After skating for the first time yesterday, Stoll joined the group wearing a no-contact jersey and took some shots.
Sutter, who had been a bit cagey about Stoll’s injury prior to this, talked openly about the slow pace of recovery brain injuries require.
"You know what, when he gets hurt, then symptoms – concussion symptoms – seven or eight symptoms, which basically tell you whether it’s a concussion or not. Obviously he was symptomatic, so symptoms subside. Then you do your baseline tests. Then you do light activity. Then you do light activity with a group, see if there’s any other symptoms, and then you have to by symptom-free again, which basically is the next day. Right? So it’s still a- [Reporter: A ways.] Yeah." - LA Kings Insider
The day after Stoll was injured, Sutter implied that he expected Stoll to miss at least the rest of the series. This explains why.
A concussion diagnosis is reason for extreme caution. Stoll had already suffered one severe concussion earlier in his career, which caused him to miss the last 30 games of the 2006-07 regular season.
Slow and steady progress
Here's the timeline for Stoll's recovery process so far.
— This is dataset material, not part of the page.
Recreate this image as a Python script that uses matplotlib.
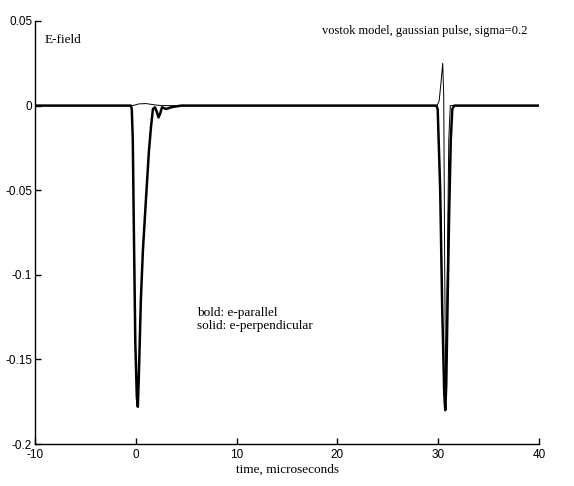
import matplotlib
matplotlib.use('Agg')
import matplotlib.pyplot as plt
from matplotlib.ticker import FuncFormatter

# e-parallel (bold)
t_par = [-10, -0.5, -0.4, -0.3, -0.2, -0.05, 0.1, 0.2, 0.3, 0.5, 0.7, 1.0, 1.3, 1.5, 1.7,
         1.9, 2.1, 2.25, 2.4, 2.6, 3.0, 3.5, 4.5, 29.8, 29.95, 30.2, 30.4, 30.6, 30.7,
         30.8, 30.95, 31.1, 31.25, 31.4, 31.6, 40]
e_par = [0, 0, -0.002, -0.02, -0.07, -0.14, -0.172, -0.178, -0.16, -0.115, -0.086, -0.056,
         -0.027, -0.013, -0.002, -0.001, -0.004, -0.007, -0.005, -0.001, -0.002, -0.001, 0,
         0, -0.002, -0.05, -0.12, -0.17, -0.18, -0.165, -0.11, -0.06, -0.02, -0.002, 0, 0]

# e-perpendicular (thin)
t_perp = [-10, -0.3, 0.3, 1.0, 1.8, 2.5, 29.9, 30.1, 30.3, 30.45, 30.55, 30.65, 30.75,
          30.9, 31.05, 31.2, 40]
e_perp = [0, 0, 0.001, 0.0012, 0.0005, 0, 0, 0.003, 0.015, 0.025, 0.005, -0.1, -0.172,
          -0.1, -0.02, 0, 0]

xticks = [-10, 0, 10, 20, 30, 40]
yticks = [-0.2, -0.15, -0.1, -0.05, 0, 0.05]

serif = 'Liberation Serif'
sans = 'Liberation Sans'

fig = plt.figure(figsize=(5.74, 4.86), dpi=100)
ax = fig.add_axes([0.061, 0.0864, 0.878, 0.8704])

ax.plot(t_perp, e_perp, color='black', lw=0.7)
ax.plot(t_par, e_par, color='black', lw=1.8)

ax.set_xlim(-10, 40)
ax.set_ylim(-0.2, 0.05)
ax.set_xticks(xticks)
ax.set_yticks(yticks)

def fmt(v, pos):
    return '%g' % round(v, 4)

ax.xaxis.set_major_formatter(FuncFormatter(fmt))
ax.yaxis.set_major_formatter(FuncFormatter(fmt))

for s in ['top', 'right']:
    ax.spines[s].set_visible(False)
for s in ['left', 'bottom']:
    ax.spines[s].set_linewidth(1.0)
ax.tick_params(direction='in', length=4, width=1, labelsize=8.5)
ax.tick_params(axis='y', pad=2)
for lab in ax.get_xticklabels() + ax.get_yticklabels():
    lab.set_fontfamily(sans)

ax.set_xlabel('time, microseconds', family=serif, fontsize=9.5, labelpad=2)

ax.text(-9.0, 0.0388, 'E-field', family=serif, fontsize=9.5, va='center')
ax.text(18.5, 0.0442, 'vostok model, gaussian pulse, sigma=0.2', family=serif,
        fontsize=9, va='center')
ax.text(6.1, -0.1225, 'bold: e-parallel', family=serif, fontsize=9.5, va='center')
ax.text(6.1, -0.130, 'solid: e-perpendicular', family=serif, fontsize=9.5, va='center')

fig.savefig('out.png', dpi=100)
- May 14 - Suffers concussion
- May 22 - Rides bike after eight days of inactivity
- May 23 - Rides bike again
- May 24 - Skates for 15 minutes
- May 25 - Light practice with the team for roughly 50 minutes
Obviously, Stoll has passed baseline tests if he's permitted to practice even in a limited way. These are encouraging signs so far, but we must wait and see if he can handle more strenuous workouts without any setbacks. So long as symptoms don't recur, they will gradually increase his activity.
Given the nature of concussions, we can't project a definite time frame for recovery. But even if Stoll continues to make good progress, it still looks likely he'll be out for the rest of the second round. Game 6 is tomorrow; Game 7, if necessary, would be on the 28th.
We wish Stoll all the best in his recovery.